A California state senator, Hannah-Beth Jackson, a prominent Progressive, has proposed yet another bill in the California Senate, SB 203, to protect our children from fake news. Jackson, a prolific legislator, introduced the bill because she was “concerned about the recent proliferation of fake news during the Presidential election …” She said,

This legislation is about ensuring we have an informed citizenry. The role of the media and technology is only growing. The skills we teach kids today about critical thinking, the role of media in their lives and how best to interact with social media, fake news and technology will help keep them safe and serve them into adulthood.

Fortunately, her bill, along with a more draconian bill (AB 1104) making it a crime to publish “false or deceptive statements on the Internet about a political candidate or ballot measure”, have been sidelined because of objections from pesky advocates of free speech (like the Electronic Frontier Foundation). Political speech is speech and the First Amendment of the U.S. Constitution guarantees us the right to speak freely no matter how wrong we may be. Politicians are fair game and the courts have given us much leeway to criticize them.

Also, dirty tricks in political campaigns are nothing new. According to the Electronic Frontier Foundation:

American political speech dating back as far as the John Adams-Thomas Jefferson rivalry has involved unfair smears, half and stretched truths, and even outright lies. During the 2016 campaign alone, PolitiFact ranked 202 statements made by President Donald Trump as mostly false or false statements and 63 “Pants on Fire” statements. Hillary Clinton made 69 statements ranked mostly false or false and 7 as “Pants on Fire.”

Jackson’s press release about the bill gives away her true intent since she admits it is a reaction to the 2016 presidential political campaign. Jackson’s candidate lost. Hillary herself blames fake news for it. Yes, there was abundant fake news on both sides, but there was more from the Right than the Left, maligning Hillary Clinton more than Trump, something that obviously bothered Senator Jackson.

Did it really matter? Did it swing the elections? A study of election fake news published by two Stanford and NYU econ professors concluded it is unlikely that fake news swung the election in favor of Trump. Senator Jackson and her Progressive cohorts should rest more easily: voters may not be as dumb as they think they are.

We don’t need this bill to protect our kids. They will grow up to be intelligent or ignorant adults depending on the quality of their education. “Media literacy” isn’t going to change that. If you want to help them, just tell them about Snopes, Politifact, and Urban Myth and similar sites that are pretty good at separating fake from fact.

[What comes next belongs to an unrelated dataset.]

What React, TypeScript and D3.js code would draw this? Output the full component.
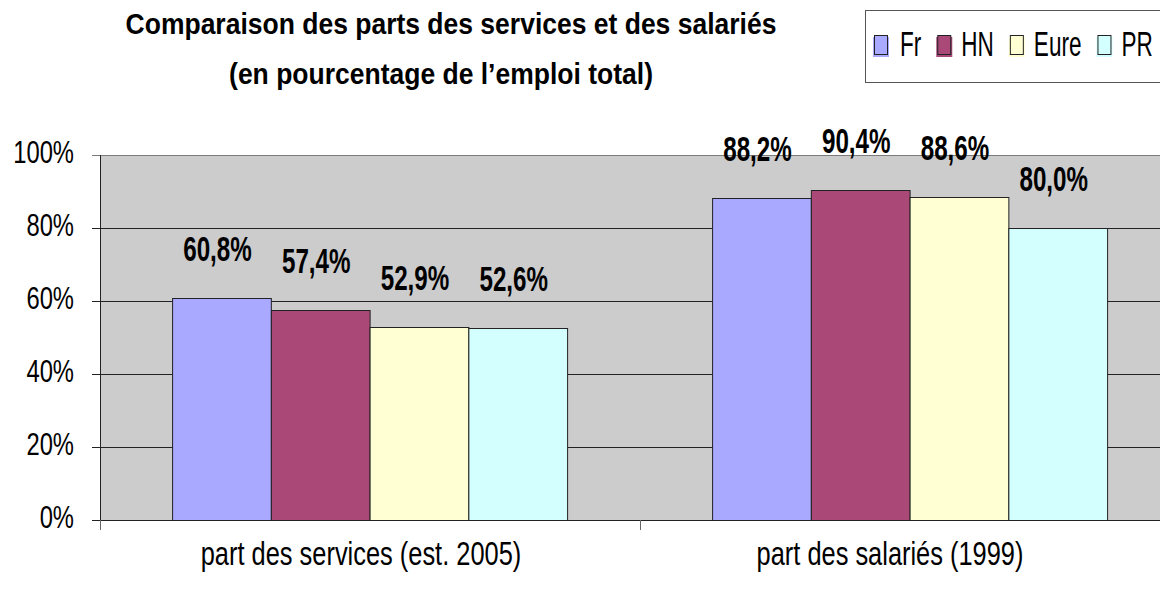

Forgive me for being skeptical about Senator Jackson’s fake news bill. It carries with it the stink of indoctrination. In all likelihood, her “media literacy” bill will be used to guide kids to political truths as our educators see it. One could almost say that SB 203 is “fake” as being, in my opinion, a stalking horse for Jackson’s Progressive political agenda. It’s just another way for our state school system to churn out proto-liberals.

When it comes down to the essence of what Jackson’s bill is getting at, it is to teach kids to think. The sad thing about the Jackson bill is its tacit admission that our schools are not doing a very good job of that. If SAT scores are a measure of education success, then we have failed our children. Recent SAT scores have been declining: reading scores are the worst since 1972; math scores are the worst since 1999.

If Senator Jackson and her claque want to help kids, the best thing they could do is teach them critical thinking. You know, the science of logic which is a pretty good tool for uncovering falsity. I’m not talking about “media literacy”. I am talking about a classical education of using reason armed with the tools of logic to discern the truth or falsity of a statement. I am talking about the Scholastic discipline of the Trivium articulated so beautifully in Dorothy Sayers’ 1947 Oxford lecture, The Lost Tool of Learning. She frames the problem quite accurately:

For we let our young men and women go out unarmed, in a day when armor was never so necessary. By teaching them all to read, we have left them at the mercy of the printed word. By the invention of the film and the radio, we have made certain that no aversion to reading shall secure them from the incessant battery of words, words, words. They do not know what the words mean; they do not know how to ward them off or blunt their edge or fling them back; they are a prey to words in their emotions instead of being the masters of them in their intellects. …

 

And today a great number—perhaps the majority—of the men and women who handle our affairs, write our books and our newspapers, carry out our research, present our plays and our films, speak from our platforms and pulpits–yes, and who educate our young people—have never, even in a lingering traditional memory, undergone the Scholastic discipline. …

There is a science of thinking critically. It is not examining the media for lies or falsehoods, rather it arms its student with the classical tools of logic and reasoning. Critical Thinking 101 should be the very first course a student takes, and thus be armed for life.

Senator Jackson would benefit greatly from this course and perhaps she would then learn to stop pushing out useless laws.